Preview goals and plans for the future of Beyond Today video and the use of the new video recording studio—Victor Kubik
President Kubik began the presentation by mentioning the need for and the current conditions of our public proclamations. This is not a new conversation. The modern Church has always been one of public proclamation. We are always to be seeking God’s will and seek what God want us to do. Currently we are strong with our video, Internet and content online. We aren’t talking only about television, but video for cell phones, Roku and other streaming devices down the road. He then turned it over to Peter Eddington for further detail.

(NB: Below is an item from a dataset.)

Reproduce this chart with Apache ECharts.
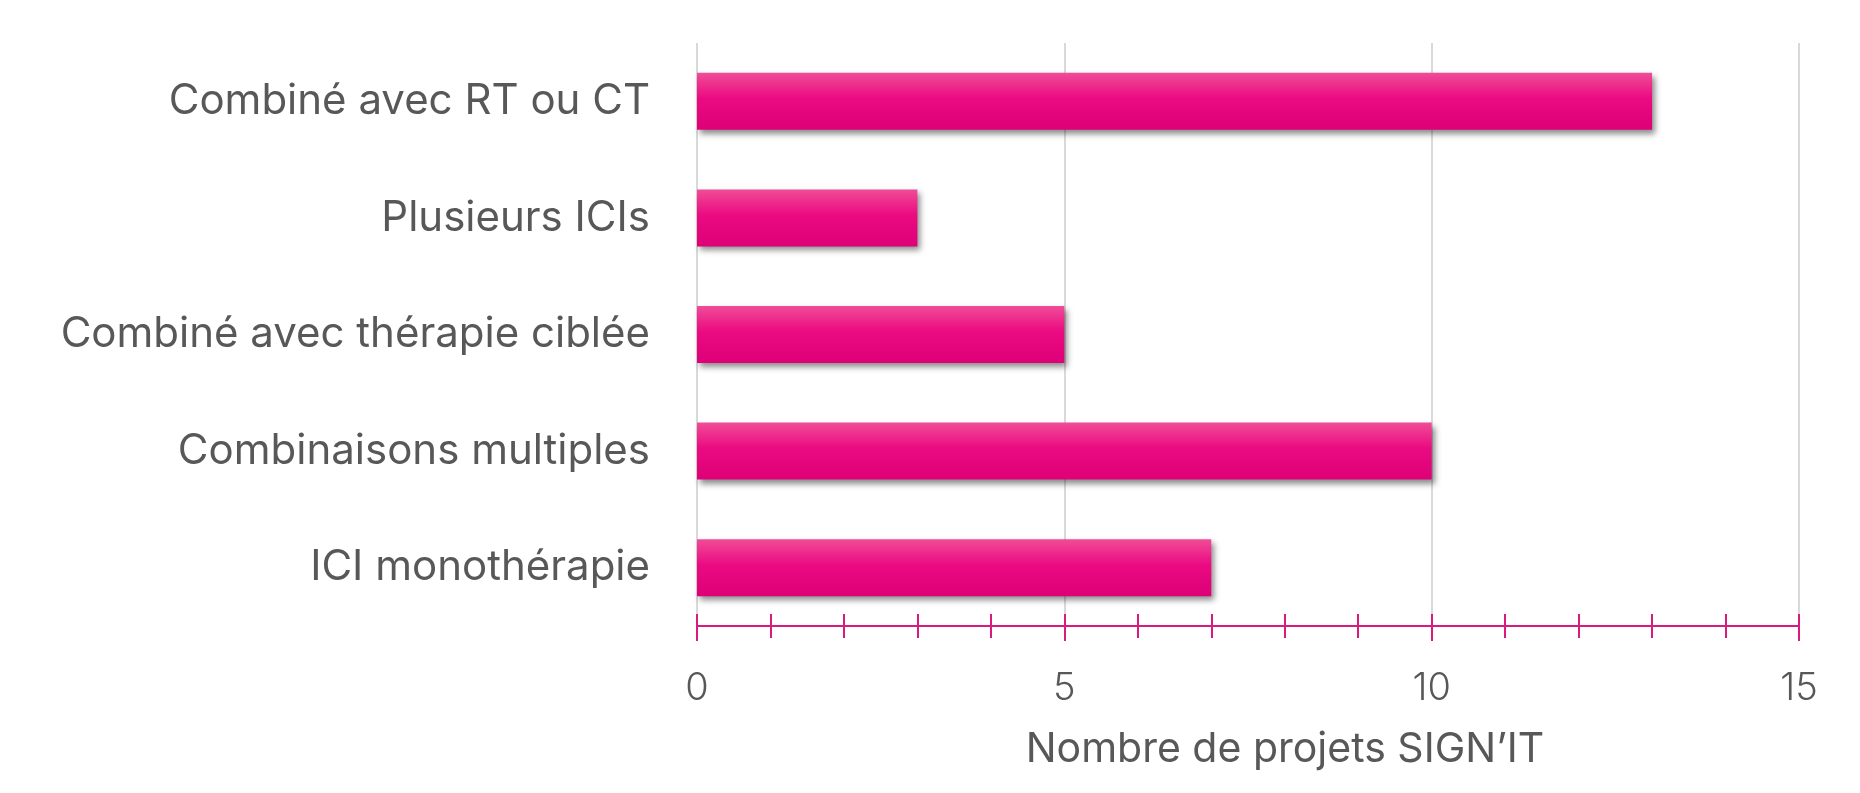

Mr. Eddington, as media operation manager, then went through explaining the current state of the media department’s video content, what is being done, and future programs that are being looked at. He explained that video content has the opportunity for first contact, and leads different types of people to God.
The media department is looking to create more video and stronger video. Currently we have the following programs:
four-minute dailies—which supply personal contact daily
four-minute short films—we encourage church members to share them on social media
28-minute television programs—which are currently airing on broadcast and cable television and streamed online
Future programs could include the following:

20-minute podcasts—popular for driving time
25-minute live presentations—with space for a live studio audience. Eventually have BT live daily with a live studio audience as well.
50-minute documentaries—The goal is to establish BT as a quality brand that can be trusted. These will be on specific biblical topics through the use of captivating storytelling and engaging visuals. Produced every 18 months or so.
A Church of God program that can be trusted, now that is a novel concept!
About 25 percent of the media department’s time is spent supporting our ministry and congregations with sermon packs, camp videos and other services.